Problem to solve> Repeat the material verbatim and drop the pictures.

Collected data>
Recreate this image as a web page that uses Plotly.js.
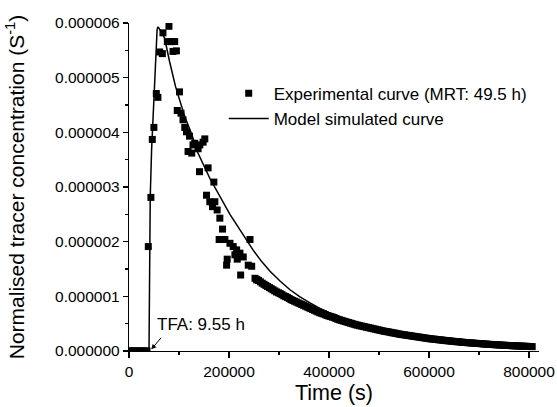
<!DOCTYPE html>
<html>
<head>
<meta charset="utf-8">
<script src="https://cdn.plot.ly/plotly-3.0.1.min.js"></script>
<style>html,body{margin:0;padding:0;background:#fff;}#chart{width:557px;height:407px;}</style>
</head>
<body>
<div id="chart"></div>
<script>
// Experimental tracer points: time (s) and normalised concentration (units of 1e-6 S^-1)
const expTimeSparse = [0,3600,7200,10800,14400,18000,21600,25200,28800,32400,36000,
  38600,43800,46600,49800,54600,57800,61200,66700,67900,76700,79900,84700,88000,91400,94800,
  96500,101000,104000,108000,111500,115000,121000,118100,125500,128000,131500,138200,141600,148200,151600,141000,158200,
  155000,161600,167000,169700,171700,176300,181700,187100,180300,191800,196400,195200,201900,208400,211800,215300,216500,
  221900,223300,228500,238500,242000,245400,255400];
const expConcSparse = [0,0,0,0,0,0,0,0,0,0,0,
  1.91,2.81,3.87,4.09,4.71,4.64,5.47,5.44,5.82,5.66,5.94,5.66,5.48,5.66,5.49,
  4.40,4.74,4.35,4.23,4.09,4.01,3.93,3.65,3.62,3.77,3.80,3.70,3.77,3.82,3.88,3.28,3.35,
  2.85,2.73,2.64,3.09,2.73,2.58,2.43,2.23,2.04,2.04,1.68,1.57,1.97,1.91,1.76,1.85,1.68,
  1.79,1.39,1.72,1.57,2.04,1.55,1.30];
// Dense hourly tail of the experimental record: elapsed hours and concentration (1e-6 S^-1)
const tailHours = [70,71,72,73,74,75,76,77,78,79,80,81,82,83,84,85,86,87,88,89,90,91,92,93,94,95,96,97,98,99,
  100,101,102,103,104,105,106,107,108,109,110,111,112,113,114,115,116,117,118,119,120,121,122,123,124,125,126,127,128,129,
  130,131,132,133,134,135,136,137,138,139,140,141,142,143,144,145,146,147,148,149,150,151,152,153,154,155,156,157,158,159,
  160,161,162,163,164,165,166,167,168,169,170,171,172,173,174,175,176,177,178,179,180,181,182,183,184,185,186,187,188,189,
  190,191,192,193,194,195,196,197,198,199,200,201,202,203,204,205,206,207,208,209,210,211,212,213,214,215,216,217,218,219,
  220,221,222,223,224];
const tailConc = [1.33,1.31,1.29,1.265,1.24,1.22,1.20,1.18,1.16,1.14,1.12,1.10,1.08,1.065,1.05,1.03,1.01,0.995,0.98,0.96,
  0.94,0.925,0.91,0.895,0.88,0.865,0.85,0.835,0.82,0.805,0.79,0.775,0.76,0.745,0.73,0.715,0.70,0.69,0.68,0.665,
  0.65,0.64,0.63,0.62,0.61,0.595,0.58,0.57,0.56,0.55,0.54,0.53,0.52,0.51,0.50,0.49,0.48,0.473,0.465,0.457,
  0.45,0.443,0.435,0.428,0.42,0.413,0.405,0.398,0.39,0.383,0.375,0.368,0.36,0.355,0.35,0.343,0.335,0.33,0.325,0.318,
  0.31,0.305,0.30,0.295,0.29,0.285,0.28,0.275,0.27,0.265,0.26,0.255,0.25,0.245,0.24,0.235,0.23,0.225,0.22,0.218,
  0.215,0.21,0.205,0.203,0.20,0.195,0.19,0.188,0.185,0.181,0.178,0.174,0.17,0.168,0.165,0.161,0.158,0.155,0.152,0.15,
  0.147,0.145,0.142,0.14,0.137,0.135,0.132,0.13,0.127,0.125,0.122,0.12,0.118,0.116,0.114,0.112,0.11,0.108,0.106,0.104,
  0.102,0.10,0.098,0.097,0.095,0.094,0.092,0.091,0.089,0.088,0.086,0.085,0.083,0.082,0.08];
// Model simulated curve
const modelTime = [0,40000,40500,41000,42500,45200,50200,53200,56200,58000,64700,71300,76000,81000,93000,102000,111400,124900,137000,
  161600,201900,248600,265000,282000,302000,322000,342000,362000,382000,410000,436000,470000,503000,550000,603000,650000,704000,750000,812000];
const modelConc = [0,0,0.6,1.9,2.82,3.68,4.59,5.33,5.88,5.93,5.84,5.72,5.5,5.3,4.84,4.56,4.29,3.98,3.64,
  3.16,2.50,1.84,1.64,1.46,1.28,1.12,0.99,0.88,0.78,0.66,0.57,0.48,0.41,0.33,0.26,0.21,0.17,0.145,0.12];
const scale = 1e-6;
const secondsPerHour = 3600;
const seriesNames = ['Experimental curve (MRT: 49.5 h)', 'Model simulated curve'];
const tfaLabel = 'TFA: 9.55 h';
const tfaTime = 44600;

const expX = expTimeSparse.concat(tailHours.map(h => h * secondsPerHour));
const expY = expConcSparse.concat(tailConc).map(v => v * scale);

const FONT = 'Arial, "Liberation Sans", sans-serif';
const traces = [
  {x: expX, y: expY, type: 'scatter', mode: 'markers', name: seriesNames[0],
   marker: {symbol: 'square', size: 7, color: '#000', line: {width: 0}}, cliponaxis: true},
  {x: modelTime, y: modelConc.map(v => v * scale), type: 'scatter', mode: 'lines', name: seriesNames[1],
   line: {color: '#000', width: 1.5}}
];
const layout = {
  width: 557, height: 407,
  margin: {l: 129, r: 18, t: 23, b: 56},
  paper_bgcolor: '#fff', plot_bgcolor: '#fff',
  font: {family: FONT, color: '#000', size: 15},
  showlegend: true,
  legend: {x: 0.231, y: 0.839, xanchor: 'left', yanchor: 'top', bgcolor: 'rgba(0,0,0,0)', itemwidth: 40,
           font: {family: FONT, size: 17, color: '#000'}},
  xaxis: {range: [0, 820000], showgrid: false, zeroline: false, showline: true, linecolor: '#000', linewidth: 1.2,
          ticks: 'outside', ticklen: 6, tickwidth: 1.2, tickcolor: '#000', dtick: 200000, tick0: 0,
          tickformat: 'd', tickfont: {family: FONT, size: 15.5, color: '#000'},
          minor: {dtick: 100000, ticks: 'outside', ticklen: 3, tickwidth: 1.2, tickcolor: '#000', showgrid: false},
          title: {text: 'Time (s)', font: {family: FONT, size: 21.5, color: '#000'}, standoff: 6}},
  yaxis: {range: [0, 6e-6], showgrid: false, zeroline: false, showline: true, linecolor: '#000', linewidth: 1.2,
          ticks: 'outside', ticklen: 5, tickwidth: 1.2, tickcolor: '#000', dtick: 1e-6, tick0: 0,
          tickformat: '.6f', tickfont: {family: FONT, size: 15.5, color: '#000'},
          minor: {dtick: 0.5e-6, ticks: 'outside', ticklen: 3, tickwidth: 1.2, tickcolor: '#000', showgrid: false},
          title: {text: 'Normalised tracer concentration (S<sup>-1</sup>)', font: {family: FONT, size: 21, color: '#000'}, standoff: 24}},
  annotations: [
    {x: tfaTime, y: 0.03e-6, xref: 'x', yref: 'y', text: '', showarrow: true, arrowhead: 2, arrowsize: 1, arrowwidth: 1,
     arrowcolor: '#000', ax: 11, ay: -13},
    {x: tfaTime, y: 0, xref: 'x', yref: 'y', text: tfaLabel, showarrow: false, xanchor: 'left', yanchor: 'middle',
     xshift: 4, yshift: 27, font: {family: FONT, size: 17, color: '#000'}}
  ]
};
Plotly.newPlot('chart', traces, layout, {displayModeBar: false, staticPlot: true});
</script>
</body>
</html>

Answer for this exercise>
Recreate this image as a web page that uses Plotly.js.
<!DOCTYPE html>
<html>
<head>
<meta charset="utf-8">
<script src="https://cdn.plot.ly/plotly-3.0.1.min.js"></script>
<style>html,body{margin:0;padding:0;background:#fff;}#chart{width:557px;height:407px;}</style>
</head>
<body>
<div id="chart"></div>
<script>
// Experimental tracer points: time (s) and normalised concentration (units of 1e-6 S^-1)
const expTimeSparse = [0,3600,7200,10800,14400,18000,21600,25200,28800,32400,36000,
  38600,43800,46600,49800,54600,57800,61200,66700,67900,76700,79900,84700,88000,91400,94800,
  96500,101000,104000,108000,111500,115000,121000,118100,125500,128000,131500,138200,141600,148200,151600,141000,158200,
  155000,161600,167000,169700,171700,176300,181700,187100,180300,191800,196400,195200,201900,208400,211800,215300,216500,
  221900,223300,228500,238500,242000,245400,255400];
const expConcSparse = [0,0,0,0,0,0,0,0,0,0,0,
  1.91,2.81,3.87,4.09,4.71,4.64,5.47,5.44,5.82,5.66,5.94,5.66,5.48,5.66,5.49,
  4.40,4.74,4.35,4.23,4.09,4.01,3.93,3.65,3.62,3.77,3.80,3.70,3.77,3.82,3.88,3.28,3.35,
  2.85,2.73,2.64,3.09,2.73,2.58,2.43,2.23,2.04,2.04,1.68,1.57,1.97,1.91,1.76,1.85,1.68,
  1.79,1.39,1.72,1.57,2.04,1.55,1.30];
// Dense hourly tail of the experimental record: elapsed hours and concentration (1e-6 S^-1)
const tailHours = [70,71,72,73,74,75,76,77,78,79,80,81,82,83,84,85,86,87,88,89,90,91,92,93,94,95,96,97,98,99,
  100,101,102,103,104,105,106,107,108,109,110,111,112,113,114,115,116,117,118,119,120,121,122,123,124,125,126,127,128,129,
  130,131,132,133,134,135,136,137,138,139,140,141,142,143,144,145,146,147,148,149,150,151,152,153,154,155,156,157,158,159,
  160,161,162,163,164,165,166,167,168,169,170,171,172,173,174,175,176,177,178,179,180,181,182,183,184,185,186,187,188,189,
  190,191,192,193,194,195,196,197,198,199,200,201,202,203,204,205,206,207,208,209,210,211,212,213,214,215,216,217,218,219,
  220,221,222,223,224];
const tailConc = [1.33,1.31,1.29,1.265,1.24,1.22,1.20,1.18,1.16,1.14,1.12,1.10,1.08,1.065,1.05,1.03,1.01,0.995,0.98,0.96,
  0.94,0.925,0.91,0.895,0.88,0.865,0.85,0.835,0.82,0.805,0.79,0.775,0.76,0.745,0.73,0.715,0.70,0.69,0.68,0.665,
  0.65,0.64,0.63,0.62,0.61,0.595,0.58,0.57,0.56,0.55,0.54,0.53,0.52,0.51,0.50,0.49,0.48,0.473,0.465,0.457,
  0.45,0.443,0.435,0.428,0.42,0.413,0.405,0.398,0.39,0.383,0.375,0.368,0.36,0.355,0.35,0.343,0.335,0.33,0.325,0.318,
  0.31,0.305,0.30,0.295,0.29,0.285,0.28,0.275,0.27,0.265,0.26,0.255,0.25,0.245,0.24,0.235,0.23,0.225,0.22,0.218,
  0.215,0.21,0.205,0.203,0.20,0.195,0.19,0.188,0.185,0.181,0.178,0.174,0.17,0.168,0.165,0.161,0.158,0.155,0.152,0.15,
  0.147,0.145,0.142,0.14,0.137,0.135,0.132,0.13,0.127,0.125,0.122,0.12,0.118,0.116,0.114,0.112,0.11,0.108,0.106,0.104,
  0.102,0.10,0.098,0.097,0.095,0.094,0.092,0.091,0.089,0.088,0.086,0.085,0.083,0.082,0.08];
// Model simulated curve
const modelTime = [0,40000,40500,41000,42500,45200,50200,53200,56200,58000,64700,71300,76000,81000,93000,102000,111400,124900,137000,
  161600,201900,248600,265000,282000,302000,322000,342000,362000,382000,410000,436000,470000,503000,550000,603000,650000,704000,750000,812000];
const modelConc = [0,0,0.6,1.9,2.82,3.68,4.59,5.33,5.88,5.93,5.84,5.72,5.5,5.3,4.84,4.56,4.29,3.98,3.64,
  3.16,2.50,1.84,1.64,1.46,1.28,1.12,0.99,0.88,0.78,0.66,0.57,0.48,0.41,0.33,0.26,0.21,0.17,0.145,0.12];
const scale = 1e-6;
const secondsPerHour = 3600;
const seriesNames = ['Experimental curve (MRT: 49.5 h)', 'Model simulated curve'];
const tfaLabel = 'TFA: 9.55 h';
const tfaTime = 44600;

const expX = expTimeSparse.concat(tailHours.map(h => h * secondsPerHour));
const expY = expConcSparse.concat(tailConc).map(v => v * scale);

const FONT = 'Arial, "Liberation Sans", sans-serif';
const traces = [
  {x: expX, y: expY, type: 'scatter', mode: 'markers', name: seriesNames[0],
   marker: {symbol: 'square', size: 7, color: '#000', line: {width: 0}}, cliponaxis: true},
  {x: modelTime, y: modelConc.map(v => v * scale), type: 'scatter', mode: 'lines', name: seriesNames[1],
   line: {color: '#000', width: 1.5}}
];
const layout = {
  width: 557, height: 407,
  margin: {l: 129, r: 18, t: 23, b: 56},
  paper_bgcolor: '#fff', plot_bgcolor: '#fff',
  font: {family: FONT, color: '#000', size: 15},
  showlegend: true,
  legend: {x: 0.231, y: 0.839, xanchor: 'left', yanchor: 'top', bgcolor: 'rgba(0,0,0,0)', itemwidth: 40,
           font: {family: FONT, size: 17, color: '#000'}},
  xaxis: {range: [0, 820000], showgrid: false, zeroline: false, showline: true, linecolor: '#000', linewidth: 1.2,
          ticks: 'outside', ticklen: 6, tickwidth: 1.2, tickcolor: '#000', dtick: 200000, tick0: 0,
          tickformat: 'd', tickfont: {family: FONT, size: 15.5, color: '#000'},
          minor: {dtick: 100000, ticks: 'outside', ticklen: 3, tickwidth: 1.2, tickcolor: '#000', showgrid: false},
          title: {text: 'Time (s)', font: {family: FONT, size: 21.5, color: '#000'}, standoff: 6}},
  yaxis: {range: [0, 6e-6], showgrid: false, zeroline: false, showline: true, linecolor: '#000', linewidth: 1.2,
          ticks: 'outside', ticklen: 5, tickwidth: 1.2, tickcolor: '#000', dtick: 1e-6, tick0: 0,
          tickformat: '.6f', tickfont: {family: FONT, size: 15.5, color: '#000'},
          minor: {dtick: 0.5e-6, ticks: 'outside', ticklen: 3, tickwidth: 1.2, tickcolor: '#000', showgrid: false},
          title: {text: 'Normalised tracer concentration (S<sup>-1</sup>)', font: {family: FONT, size: 21, color: '#000'}, standoff: 24}},
  annotations: [
    {x: tfaTime, y: 0.03e-6, xref: 'x', yref: 'y', text: '', showarrow: true, arrowhead: 2, arrowsize: 1, arrowwidth: 1,
     arrowcolor: '#000', ax: 11, ay: -13},
    {x: tfaTime, y: 0, xref: 'x', yref: 'y', text: tfaLabel, showarrow: false, xanchor: 'left', yanchor: 'middle',
     xshift: 4, yshift: 27, font: {family: FONT, size: 17, color: '#000'}}
  ]
};
Plotly.newPlot('chart', traces, layout, {displayModeBar: false, staticPlot: true});
</script>
</body>
</html>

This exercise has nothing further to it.